We've been fighting this for years, she said. The government has to have a very good reason to trample our First Amendment rights -- and they didn't.
In fact, the Defense Department has told a score of law schools that they would lose federal funding if they did not admit recruiters to campus.
FAIR sued the Pentagon and other government departments in September 2003, attacking the Solomon Amendment through the don't ask, don't tell policy of the military.
A federal judge in New Jersey ruled for the government in November 2003, refusing to issue an injunction against the implementation of the law. The judge reasoned that the Solomon Amendment was a valid exercise of congressional power to spend funds and raise military forces, as authorized by the Constitution, and did not violate the free speech rights of law schools or the other plaintiffs.
The law operates primarily to compel or limit conduct, not speech or expression, the judge said.
The appeals court majority reversed the judge on First Amendment grounds, in part basing its decision on a 2000 Supreme Court decision that upheld the right of private groups to ban gays and lesbians.

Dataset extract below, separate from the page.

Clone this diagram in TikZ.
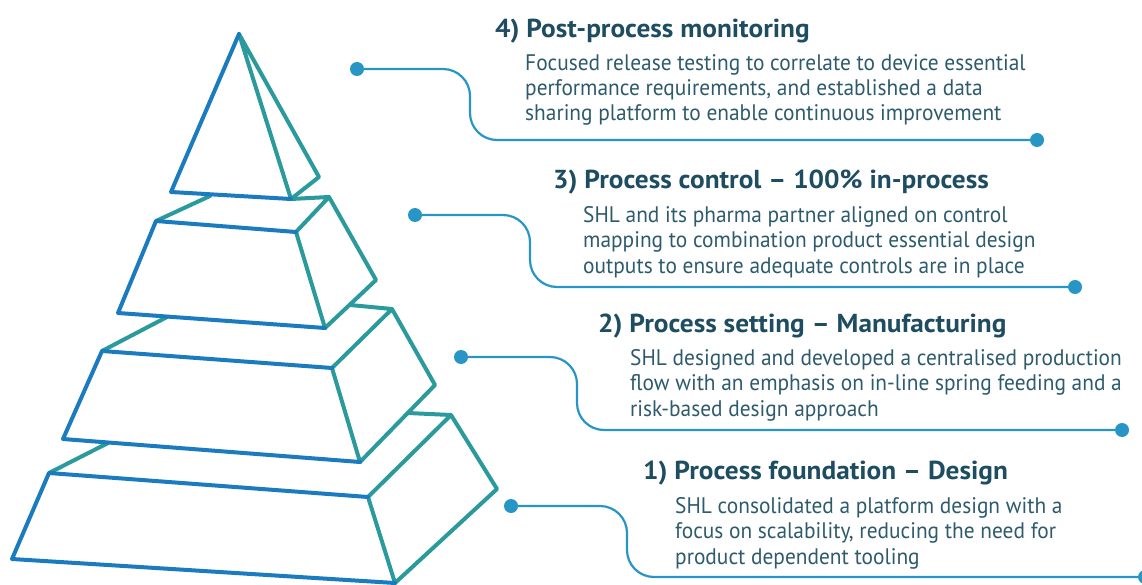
\documentclass[tikz,border=0pt]{standalone}
\usepackage{fontspec}
\setmainfont{PT Sans}
\newfontfamily\headfont[FakeStretch=1.05]{PT Sans}
\newfontfamily\bodyfont[FakeStretch=0.95]{PT Sans}
\usetikzlibrary{calc}

\definecolor{frontblue}{HTML}{1A7BBF}
\definecolor{sideteal}{HTML}{2A9A9C}
\definecolor{linkblue}{HTML}{2796C6}
\definecolor{headcol}{HTML}{1E4D62}
\definecolor{bodycol}{HTML}{2D5A6C}

\tikzset{
  front/.style={draw=frontblue, line width=4pt, line cap=round, line join=round},
  side/.style={draw=sideteal, line width=4pt, line cap=round, line join=round},
  link/.style={draw=linkblue, line width=2.2pt, rounded corners=27pt},
  dot/.style={circle, fill=linkblue, inner sep=0pt, minimum size=14pt},
  head/.style={anchor=base west, inner sep=0pt, text=headcol,
    font=\headfont\fontsize{26}{30}\selectfont\bfseries},
  body/.style={anchor=north west, inner sep=0pt, align=left, text=bodycol,
    font=\bodyfont\fontsize{22.5}{25.4}\selectfont},
}

\begin{document}
\begin{tikzpicture}[x=1pt, y=-1pt]
  \useasboundingbox (0,0) rectangle (1142,585);

  % 1. Define the pyramid corners (tier 4 is the top)
  \coordinate (A4) at (239,34);  \coordinate (L4) at (171,192);
  \coordinate (R4) at (291,199); \coordinate (S4) at (319,177);

  \coordinate (K3) at (156,221); \coordinate (J3) at (210,196);
  \coordinate (Q3) at (329,197); \coordinate (F3) at (296,232);
  \coordinate (L3) at (118,313); \coordinate (R3) at (325,328);
  \coordinate (S3) at (376,280);

  \coordinate (K2) at (102,351); \coordinate (J2) at (167,317);
  \coordinate (P2) at (350,305); \coordinate (Q2) at (392,309);
  \coordinate (F2) at (332,368); \coordinate (L2) at (63,439);
  \coordinate (R2) at (360,462); \coordinate (S2) at (435,385);

  \coordinate (K1) at (49,473);  \coordinate (J1) at (108,443);
  \coordinate (P1) at (408,413); \coordinate (Q1) at (451,415);
  \coordinate (F1) at (368,497); \coordinate (L1) at (12,559);
  \coordinate (R1) at (395,583); \coordinate (S1) at (497,489);

  % 2. Draw the side faces (teal) and the front faces (blue)
  \draw[side] (A4) -- (R4) (A4) -- (S4) -- (R4);
  \draw[side] (K3) -- (J3) (R4) -- (Q3) -- (F3) -- (R3) (Q3) -- (S3) -- (R3);
  \draw[side] (K2) -- (J2) (P2) -- (Q2) -- (F2) -- (R2) (Q2) -- (S2) -- (R2);
  \draw[side] (K1) -- (J1) (P1) -- (Q1) -- (F1) -- (R1) (Q1) -- (S1) -- (R1);
  \draw[front] (A4) -- (L4) -- (R4);
  \draw[front] (F3) -- (K3) -- (L3) -- (R3);
  \draw[front] (F2) -- (K2) -- (L2) -- (R2);
  \draw[front] (F1) -- (K1) -- (L1) -- (R1);

  % 3. Place the headings and their texts
  \node[head] (t4) at (495,38) {4) Post-process monitoring};
  \node[body] (b4) at (525,54) {Focused release testing to correlate to device essential\\
    performance requirements, and established a data\\
    sharing platform to enable continuous improvement};

  \node[head] (t3) at (553,189) {3) Process control – 100\% in-process};
  \node[body] (b3) at (583,206) {SHL and its pharma partner aligned on control\\
    mapping to combination product essential design\\
    outputs to ensure adequate controls are in place};

  \node[head] (t2) at (598,332) {2) Process setting – Manufacturing};
  \node[body] (b2) at (630,349) {SHL designed and developed a centralised production\\
    flow with an emphasis on in-line spring feeding and a\\
    risk-based design approach};

  \node[head] (t1) at (643,479) {1) Process foundation – Design};
  \node[body] (b1) at (675,497) {SHL consolidated a platform design with a\\
    focus on scalability, reducing the need for\\
    product dependent tooling};

  % 4. Draw the connectors with their end dots
  \node[dot] (d4l) at (357,69) {};  \node[dot] (d4r) at (1037,140) {};
  \node[dot] (d3l) at (415,215) {}; \node[dot] (d3r) at (1075,287) {};
  \node[dot] (d2l) at (461,357) {}; \node[dot] (d2r) at (1122,430) {};
  \node[dot] (d1l) at (511,506) {}; \node[dot] (d1r) at (1145,577) {};
  \coordinate (k4) at (470,140);
  \coordinate (k3) at (530,287);
  \coordinate (k2) at (577,430);
  \coordinate (k1) at (627,577);
  \draw[link] (d4l) -| (k4) -- (d4r);
  \draw[link] (d3l) -| (k3) -- (d3r);
  \draw[link] (d2l) -| (k2) -- (d2r);
  \draw[link] (d1l) -| (k1) -- (d1r);
\end{tikzpicture}
\end{document}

In that 2000 case, James Dale lost his position as a scoutmaster when the Boy Scouts of America learned he was an avowed homosexual and gay rights activist.
Dale took his case to the New Jersey courts, where he was eventually reinstated. The New Jersey Supreme Court said the policy of the Boy Scouts of America to exclude homosexuals violated the state's public accommodations law, which bans discrimination based on sexual orientation.
The Supreme Court of the United States in turn reversed the state court.
In Boy Scouts vs. Dale, the high court split along its usual ideological divide, with Chief Justice William Rehnquist leading conservatives and moderate conservatives to form a 5-4 majority. The court's four liberals dissented.
Rehnquist held that applying New Jersey's public accommodations law to force the Boy Scouts to admit a homosexual violates the Boy Scouts' First Amendment right of expressive association.
Government acts unconstitutionally, the chief justice said, when it intrudes into a group's internal affairs by forcing it to accept a member it does not desire.
If the Solomon Amendment case reaches the Supreme Court, it will be interesting to see whether the conservative and liberal justices maintain the positions they held in the Dale case, or whether the two sides switch.
One problem with basing a ruling in the Solomon Amendment case on the Dale precedent, of course, is that the latter deals with a private group, the Boy Scouts, while the former deals with public institutions.
Nevertheless, the Solomon Amendment case is bound to draw even more attention as it approaches the Supreme Court, and is yet another example of why control of the federal judiciary will be one of principal struggles of the second Bush term.